-- Start of Collected material --
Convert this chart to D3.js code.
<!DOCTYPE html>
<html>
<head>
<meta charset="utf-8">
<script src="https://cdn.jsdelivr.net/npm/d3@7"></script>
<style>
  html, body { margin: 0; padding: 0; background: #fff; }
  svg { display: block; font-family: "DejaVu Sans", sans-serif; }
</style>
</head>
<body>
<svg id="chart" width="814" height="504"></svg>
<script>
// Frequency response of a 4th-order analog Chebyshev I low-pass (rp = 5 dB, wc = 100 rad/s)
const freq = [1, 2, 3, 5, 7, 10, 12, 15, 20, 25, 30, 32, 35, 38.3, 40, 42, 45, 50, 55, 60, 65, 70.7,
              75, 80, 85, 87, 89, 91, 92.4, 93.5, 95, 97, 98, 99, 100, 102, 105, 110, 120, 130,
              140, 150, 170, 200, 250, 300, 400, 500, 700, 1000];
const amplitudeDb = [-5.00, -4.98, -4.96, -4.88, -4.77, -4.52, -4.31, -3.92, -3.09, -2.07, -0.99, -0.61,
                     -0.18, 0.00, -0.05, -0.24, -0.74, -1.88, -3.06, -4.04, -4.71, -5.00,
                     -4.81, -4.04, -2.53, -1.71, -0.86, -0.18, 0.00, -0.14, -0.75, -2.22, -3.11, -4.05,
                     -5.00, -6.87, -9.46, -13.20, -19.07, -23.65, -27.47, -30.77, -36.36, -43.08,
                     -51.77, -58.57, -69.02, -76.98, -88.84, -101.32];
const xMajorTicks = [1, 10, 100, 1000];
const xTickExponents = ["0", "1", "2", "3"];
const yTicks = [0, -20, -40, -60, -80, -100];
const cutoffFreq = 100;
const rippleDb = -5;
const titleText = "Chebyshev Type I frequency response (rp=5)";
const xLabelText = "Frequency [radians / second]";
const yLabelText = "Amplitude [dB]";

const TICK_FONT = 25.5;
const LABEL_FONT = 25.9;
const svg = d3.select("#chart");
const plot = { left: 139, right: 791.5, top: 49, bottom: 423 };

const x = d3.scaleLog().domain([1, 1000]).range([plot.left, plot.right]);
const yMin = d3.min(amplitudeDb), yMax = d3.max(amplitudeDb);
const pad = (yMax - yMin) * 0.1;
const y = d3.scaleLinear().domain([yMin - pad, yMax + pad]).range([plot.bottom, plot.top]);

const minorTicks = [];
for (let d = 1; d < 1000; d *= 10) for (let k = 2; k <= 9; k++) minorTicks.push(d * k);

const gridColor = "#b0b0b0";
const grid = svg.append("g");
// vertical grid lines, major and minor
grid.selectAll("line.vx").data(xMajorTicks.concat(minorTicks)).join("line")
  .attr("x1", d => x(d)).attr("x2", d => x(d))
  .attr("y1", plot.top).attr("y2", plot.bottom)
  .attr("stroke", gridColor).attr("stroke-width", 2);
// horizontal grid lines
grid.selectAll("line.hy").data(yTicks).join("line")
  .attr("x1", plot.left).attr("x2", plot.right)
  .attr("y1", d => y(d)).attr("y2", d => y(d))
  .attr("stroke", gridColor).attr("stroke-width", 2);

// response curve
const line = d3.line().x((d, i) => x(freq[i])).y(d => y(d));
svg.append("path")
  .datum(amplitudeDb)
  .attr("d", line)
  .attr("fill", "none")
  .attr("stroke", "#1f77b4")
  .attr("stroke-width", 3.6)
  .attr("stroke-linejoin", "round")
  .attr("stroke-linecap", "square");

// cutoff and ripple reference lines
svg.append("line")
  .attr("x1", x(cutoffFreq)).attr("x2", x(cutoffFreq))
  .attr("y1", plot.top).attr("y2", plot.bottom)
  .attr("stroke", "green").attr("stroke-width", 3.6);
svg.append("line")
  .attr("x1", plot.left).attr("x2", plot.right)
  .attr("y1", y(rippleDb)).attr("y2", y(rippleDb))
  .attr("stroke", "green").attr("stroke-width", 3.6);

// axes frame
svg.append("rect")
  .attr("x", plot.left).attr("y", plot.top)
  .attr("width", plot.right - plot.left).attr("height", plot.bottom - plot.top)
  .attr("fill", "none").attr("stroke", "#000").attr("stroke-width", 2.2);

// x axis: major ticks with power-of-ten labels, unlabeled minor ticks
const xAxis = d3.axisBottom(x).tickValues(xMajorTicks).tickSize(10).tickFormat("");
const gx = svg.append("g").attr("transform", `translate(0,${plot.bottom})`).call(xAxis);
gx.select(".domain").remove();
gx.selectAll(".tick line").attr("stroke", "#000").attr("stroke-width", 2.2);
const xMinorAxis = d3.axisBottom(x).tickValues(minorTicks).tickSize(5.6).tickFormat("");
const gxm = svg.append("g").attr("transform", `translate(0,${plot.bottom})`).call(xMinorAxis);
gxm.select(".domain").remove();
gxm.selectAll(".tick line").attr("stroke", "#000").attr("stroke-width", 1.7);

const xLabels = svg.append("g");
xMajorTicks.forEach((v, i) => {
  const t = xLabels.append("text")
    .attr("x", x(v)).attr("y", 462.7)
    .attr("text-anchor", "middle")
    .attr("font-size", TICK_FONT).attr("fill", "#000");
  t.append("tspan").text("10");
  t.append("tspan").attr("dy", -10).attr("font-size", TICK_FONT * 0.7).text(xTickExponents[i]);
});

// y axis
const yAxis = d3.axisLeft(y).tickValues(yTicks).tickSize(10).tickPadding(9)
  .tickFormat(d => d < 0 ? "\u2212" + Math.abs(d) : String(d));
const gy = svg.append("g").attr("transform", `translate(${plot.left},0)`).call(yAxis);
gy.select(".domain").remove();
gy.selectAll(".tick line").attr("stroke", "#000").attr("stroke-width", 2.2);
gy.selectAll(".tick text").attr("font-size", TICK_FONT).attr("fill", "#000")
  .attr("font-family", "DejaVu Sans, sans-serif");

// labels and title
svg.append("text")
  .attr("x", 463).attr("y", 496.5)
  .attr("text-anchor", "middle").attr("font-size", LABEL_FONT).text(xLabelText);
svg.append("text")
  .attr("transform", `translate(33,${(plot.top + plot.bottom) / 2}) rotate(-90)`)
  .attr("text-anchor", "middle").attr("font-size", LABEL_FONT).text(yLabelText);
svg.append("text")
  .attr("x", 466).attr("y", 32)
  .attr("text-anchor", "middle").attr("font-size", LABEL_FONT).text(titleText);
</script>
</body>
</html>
-- End of Collected material --
◆ **Written task**
Write out a verbatim copy of the data, beginning with its first line and ending with the line that contains "49, bottom: 423".

◆ **Correct output**
Convert this chart to D3.js code.
<!DOCTYPE html>
<html>
<head>
<meta charset="utf-8">
<script src="https://cdn.jsdelivr.net/npm/d3@7"></script>
<style>
  html, body { margin: 0; padding: 0; background: #fff; }
  svg { display: block; font-family: "DejaVu Sans", sans-serif; }
</style>
</head>
<body>
<svg id="chart" width="814" height="504"></svg>
<script>
// Frequency response of a 4th-order analog Chebyshev I low-pass (rp = 5 dB, wc = 100 rad/s)
const freq = [1, 2, 3, 5, 7, 10, 12, 15, 20, 25, 30, 32, 35, 38.3, 40, 42, 45, 50, 55, 60, 65, 70.7,
              75, 80, 85, 87, 89, 91, 92.4, 93.5, 95, 97, 98, 99, 100, 102, 105, 110, 120, 130,
              140, 150, 170, 200, 250, 300, 400, 500, 700, 1000];
const amplitudeDb = [-5.00, -4.98, -4.96, -4.88, -4.77, -4.52, -4.31, -3.92, -3.09, -2.07, -0.99, -0.61,
                     -0.18, 0.00, -0.05, -0.24, -0.74, -1.88, -3.06, -4.04, -4.71, -5.00,
                     -4.81, -4.04, -2.53, -1.71, -0.86, -0.18, 0.00, -0.14, -0.75, -2.22, -3.11, -4.05,
                     -5.00, -6.87, -9.46, -13.20, -19.07, -23.65, -27.47, -30.77, -36.36, -43.08,
                     -51.77, -58.57, -69.02, -76.98, -88.84, -101.32];
const xMajorTicks = [1, 10, 100, 1000];
const xTickExponents = ["0", "1", "2", "3"];
const yTicks = [0, -20, -40, -60, -80, -100];
const cutoffFreq = 100;
const rippleDb = -5;
const titleText = "Chebyshev Type I frequency response (rp=5)";
const xLabelText = "Frequency [radians / second]";
const yLabelText = "Amplitude [dB]";

const TICK_FONT = 25.5;
const LABEL_FONT = 25.9;
const svg = d3.select("#chart");
const plot = { left: 139, right: 791.5, top: 49, bottom: 423 };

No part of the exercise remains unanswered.